#### Do this
All pictures are to be skipped; retype only the lines from the top of the entries through the line with "Chart.register(...registerables);", both included.

#### Data
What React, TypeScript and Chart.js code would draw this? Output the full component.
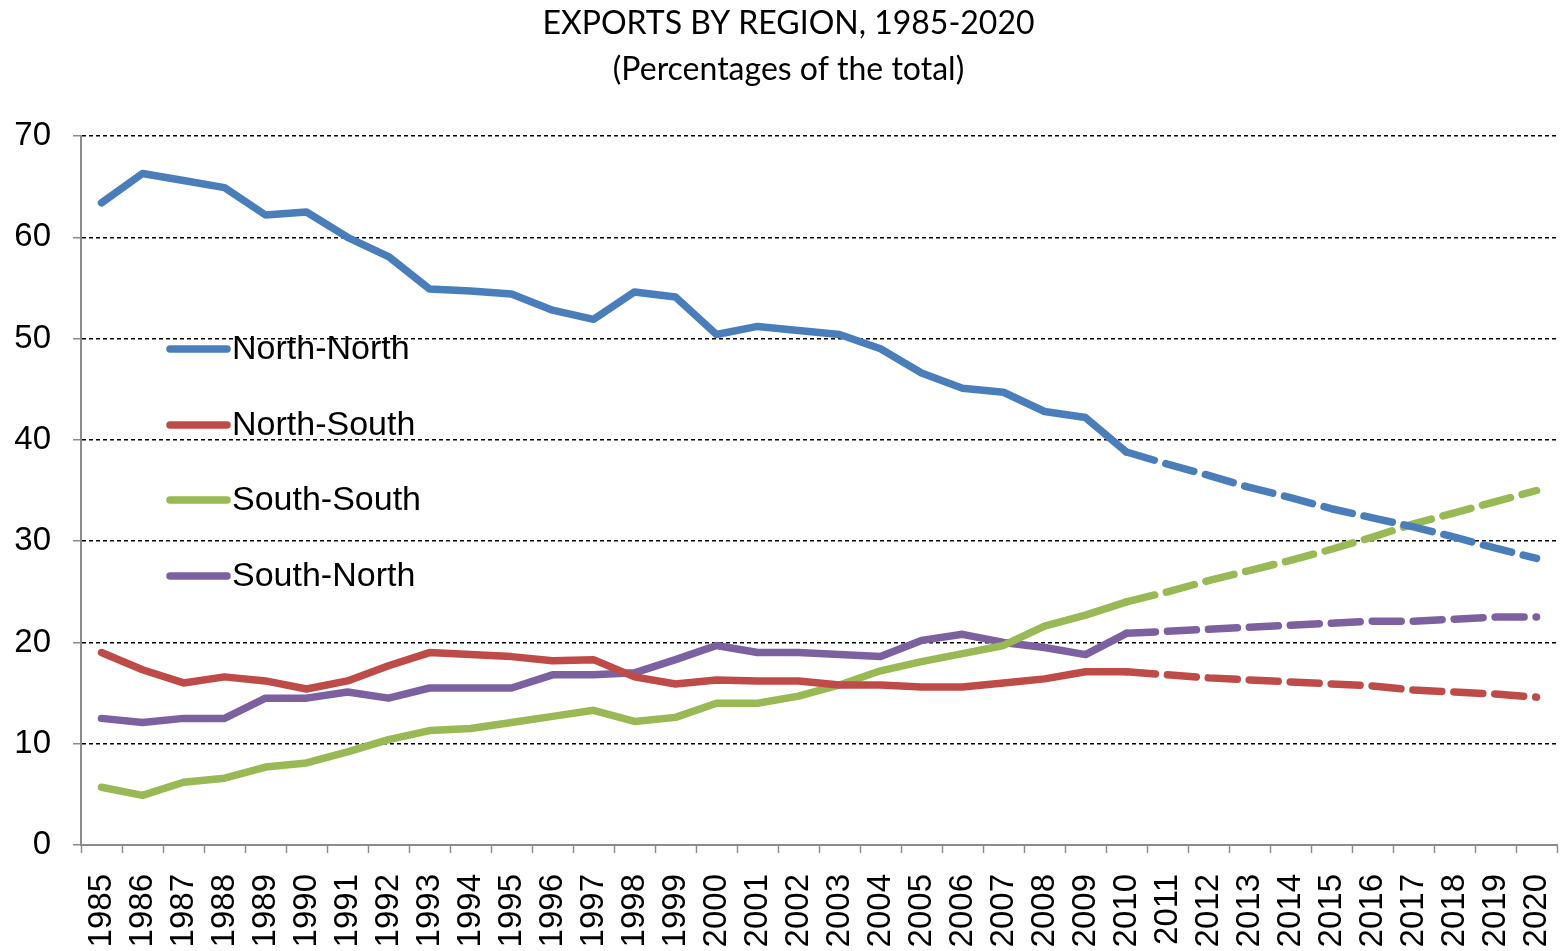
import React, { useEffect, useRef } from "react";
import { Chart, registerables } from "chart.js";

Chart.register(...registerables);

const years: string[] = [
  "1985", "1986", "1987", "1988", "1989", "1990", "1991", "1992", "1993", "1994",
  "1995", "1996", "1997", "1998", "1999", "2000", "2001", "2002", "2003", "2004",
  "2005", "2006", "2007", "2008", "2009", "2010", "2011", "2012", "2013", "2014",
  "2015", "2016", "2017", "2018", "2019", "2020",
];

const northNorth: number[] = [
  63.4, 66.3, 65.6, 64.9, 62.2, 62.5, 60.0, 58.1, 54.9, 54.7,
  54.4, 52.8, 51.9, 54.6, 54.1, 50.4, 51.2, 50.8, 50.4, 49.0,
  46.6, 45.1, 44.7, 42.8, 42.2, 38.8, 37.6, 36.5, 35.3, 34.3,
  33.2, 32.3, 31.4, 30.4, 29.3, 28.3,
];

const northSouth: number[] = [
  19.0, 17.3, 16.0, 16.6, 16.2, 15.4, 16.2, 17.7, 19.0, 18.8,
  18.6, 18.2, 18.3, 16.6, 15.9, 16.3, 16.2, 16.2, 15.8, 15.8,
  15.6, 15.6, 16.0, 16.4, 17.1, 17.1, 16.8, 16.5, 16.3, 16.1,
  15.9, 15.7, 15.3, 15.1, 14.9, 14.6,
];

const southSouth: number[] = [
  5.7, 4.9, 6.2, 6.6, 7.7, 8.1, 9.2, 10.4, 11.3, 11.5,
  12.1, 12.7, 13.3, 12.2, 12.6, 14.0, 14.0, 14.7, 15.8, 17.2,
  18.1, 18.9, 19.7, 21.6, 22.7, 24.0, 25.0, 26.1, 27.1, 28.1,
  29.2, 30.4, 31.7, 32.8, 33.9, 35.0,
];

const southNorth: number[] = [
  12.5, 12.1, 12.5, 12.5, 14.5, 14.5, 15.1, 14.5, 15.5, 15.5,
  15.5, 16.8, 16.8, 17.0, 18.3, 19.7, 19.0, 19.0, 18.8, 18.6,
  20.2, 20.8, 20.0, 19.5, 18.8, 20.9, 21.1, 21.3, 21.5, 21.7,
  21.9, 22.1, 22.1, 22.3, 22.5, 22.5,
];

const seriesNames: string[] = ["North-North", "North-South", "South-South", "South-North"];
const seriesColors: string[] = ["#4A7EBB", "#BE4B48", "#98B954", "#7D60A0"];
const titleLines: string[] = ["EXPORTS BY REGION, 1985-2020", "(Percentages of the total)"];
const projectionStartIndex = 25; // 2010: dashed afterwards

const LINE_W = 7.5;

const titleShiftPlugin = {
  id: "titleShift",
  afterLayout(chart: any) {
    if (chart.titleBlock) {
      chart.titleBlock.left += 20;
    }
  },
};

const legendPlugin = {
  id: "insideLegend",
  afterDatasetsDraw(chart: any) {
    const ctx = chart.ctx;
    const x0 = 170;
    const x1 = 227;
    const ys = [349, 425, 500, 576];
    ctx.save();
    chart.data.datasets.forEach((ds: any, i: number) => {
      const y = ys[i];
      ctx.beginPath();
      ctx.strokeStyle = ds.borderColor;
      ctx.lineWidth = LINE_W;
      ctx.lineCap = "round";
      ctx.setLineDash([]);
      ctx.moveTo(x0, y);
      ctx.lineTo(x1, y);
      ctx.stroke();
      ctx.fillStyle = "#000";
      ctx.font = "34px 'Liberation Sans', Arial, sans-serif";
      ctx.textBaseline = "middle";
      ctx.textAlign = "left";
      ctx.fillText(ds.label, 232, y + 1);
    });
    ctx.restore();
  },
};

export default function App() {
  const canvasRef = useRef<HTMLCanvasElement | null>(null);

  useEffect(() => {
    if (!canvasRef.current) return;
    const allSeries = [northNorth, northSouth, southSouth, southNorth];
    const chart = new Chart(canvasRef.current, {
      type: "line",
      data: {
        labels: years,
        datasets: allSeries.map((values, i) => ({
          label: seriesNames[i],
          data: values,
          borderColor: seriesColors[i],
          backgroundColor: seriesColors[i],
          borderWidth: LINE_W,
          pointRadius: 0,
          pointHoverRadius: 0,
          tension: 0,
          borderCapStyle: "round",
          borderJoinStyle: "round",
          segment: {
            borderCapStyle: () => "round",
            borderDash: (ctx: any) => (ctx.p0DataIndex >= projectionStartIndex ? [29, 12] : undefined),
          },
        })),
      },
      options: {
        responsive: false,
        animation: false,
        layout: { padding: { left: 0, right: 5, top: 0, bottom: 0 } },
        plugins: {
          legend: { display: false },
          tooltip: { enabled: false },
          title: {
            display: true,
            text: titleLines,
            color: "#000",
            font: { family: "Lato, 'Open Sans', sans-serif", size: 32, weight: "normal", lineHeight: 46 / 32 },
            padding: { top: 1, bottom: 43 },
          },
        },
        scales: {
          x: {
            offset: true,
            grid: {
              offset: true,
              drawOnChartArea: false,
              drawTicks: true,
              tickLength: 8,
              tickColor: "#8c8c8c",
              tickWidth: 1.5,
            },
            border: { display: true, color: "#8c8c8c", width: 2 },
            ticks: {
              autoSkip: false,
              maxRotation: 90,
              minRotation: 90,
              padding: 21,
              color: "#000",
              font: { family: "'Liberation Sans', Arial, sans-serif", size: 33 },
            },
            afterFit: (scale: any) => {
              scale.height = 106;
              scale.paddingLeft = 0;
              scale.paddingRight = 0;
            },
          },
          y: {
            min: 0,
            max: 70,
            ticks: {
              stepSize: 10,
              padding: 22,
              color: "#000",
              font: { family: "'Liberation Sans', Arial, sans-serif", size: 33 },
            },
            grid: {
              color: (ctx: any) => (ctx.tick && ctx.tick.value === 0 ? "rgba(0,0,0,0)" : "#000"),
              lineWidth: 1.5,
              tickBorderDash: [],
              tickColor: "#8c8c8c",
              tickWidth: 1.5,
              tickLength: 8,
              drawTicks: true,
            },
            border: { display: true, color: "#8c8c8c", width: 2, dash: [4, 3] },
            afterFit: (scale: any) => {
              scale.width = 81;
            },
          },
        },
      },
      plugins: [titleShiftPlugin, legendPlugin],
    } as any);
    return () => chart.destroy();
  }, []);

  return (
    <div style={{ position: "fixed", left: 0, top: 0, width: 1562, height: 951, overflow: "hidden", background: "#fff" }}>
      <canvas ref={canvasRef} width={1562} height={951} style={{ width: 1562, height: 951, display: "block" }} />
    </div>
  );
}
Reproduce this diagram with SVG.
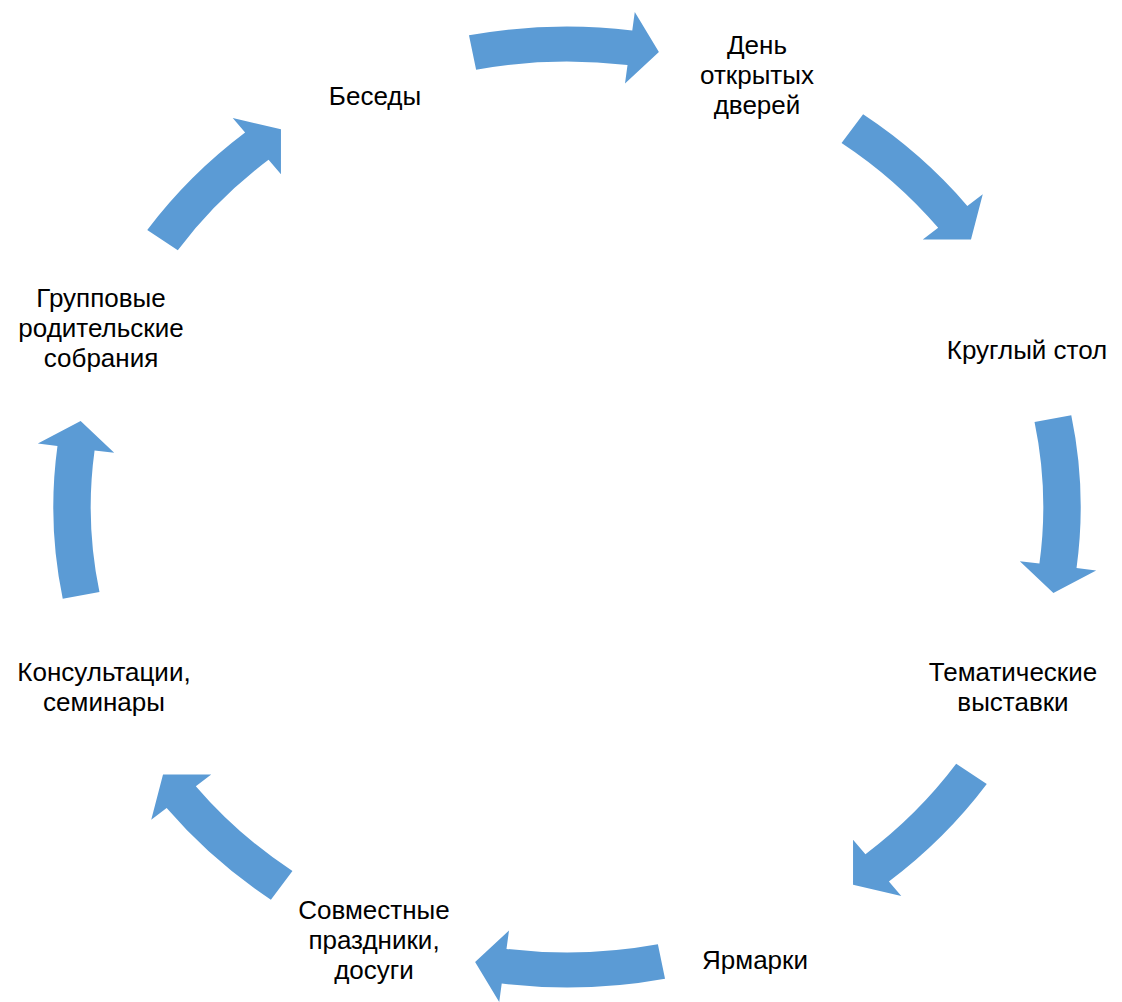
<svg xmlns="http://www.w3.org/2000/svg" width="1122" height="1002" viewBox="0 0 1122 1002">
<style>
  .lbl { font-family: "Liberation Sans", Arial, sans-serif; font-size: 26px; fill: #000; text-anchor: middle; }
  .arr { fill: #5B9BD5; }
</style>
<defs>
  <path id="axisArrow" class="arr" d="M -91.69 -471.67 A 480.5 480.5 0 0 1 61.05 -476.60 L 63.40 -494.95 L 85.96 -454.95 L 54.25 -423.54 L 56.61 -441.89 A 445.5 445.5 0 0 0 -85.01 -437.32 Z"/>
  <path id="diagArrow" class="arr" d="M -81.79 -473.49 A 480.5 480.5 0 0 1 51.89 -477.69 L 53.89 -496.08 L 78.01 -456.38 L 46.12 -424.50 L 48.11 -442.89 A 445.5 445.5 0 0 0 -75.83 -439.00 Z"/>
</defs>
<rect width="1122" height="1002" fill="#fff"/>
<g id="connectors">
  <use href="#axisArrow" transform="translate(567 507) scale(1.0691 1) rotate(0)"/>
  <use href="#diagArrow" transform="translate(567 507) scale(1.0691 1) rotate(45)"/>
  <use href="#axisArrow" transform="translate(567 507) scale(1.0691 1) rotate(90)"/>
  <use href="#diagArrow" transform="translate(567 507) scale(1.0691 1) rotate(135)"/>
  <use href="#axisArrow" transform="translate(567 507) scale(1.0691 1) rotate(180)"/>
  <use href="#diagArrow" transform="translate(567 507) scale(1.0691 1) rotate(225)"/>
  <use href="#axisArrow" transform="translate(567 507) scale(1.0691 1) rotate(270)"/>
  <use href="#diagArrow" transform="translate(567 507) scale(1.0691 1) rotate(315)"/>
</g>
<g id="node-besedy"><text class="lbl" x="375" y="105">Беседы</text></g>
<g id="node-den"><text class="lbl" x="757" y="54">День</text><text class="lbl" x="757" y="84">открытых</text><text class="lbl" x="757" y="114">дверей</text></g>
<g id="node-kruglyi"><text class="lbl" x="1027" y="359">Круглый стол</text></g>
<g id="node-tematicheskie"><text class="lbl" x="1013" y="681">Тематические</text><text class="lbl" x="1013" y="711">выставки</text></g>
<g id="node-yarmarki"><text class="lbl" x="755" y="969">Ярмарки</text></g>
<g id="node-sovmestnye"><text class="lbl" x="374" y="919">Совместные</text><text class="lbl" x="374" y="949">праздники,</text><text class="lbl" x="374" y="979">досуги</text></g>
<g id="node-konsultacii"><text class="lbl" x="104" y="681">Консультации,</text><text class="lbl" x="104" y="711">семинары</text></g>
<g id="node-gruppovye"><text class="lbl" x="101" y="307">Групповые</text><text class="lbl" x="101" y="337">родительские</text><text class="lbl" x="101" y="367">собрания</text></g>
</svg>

#### Expected answer
What React, TypeScript and Chart.js code would draw this? Output the full component.
import React, { useEffect, useRef } from "react";
import { Chart, registerables } from "chart.js";

Chart.register(...registerables);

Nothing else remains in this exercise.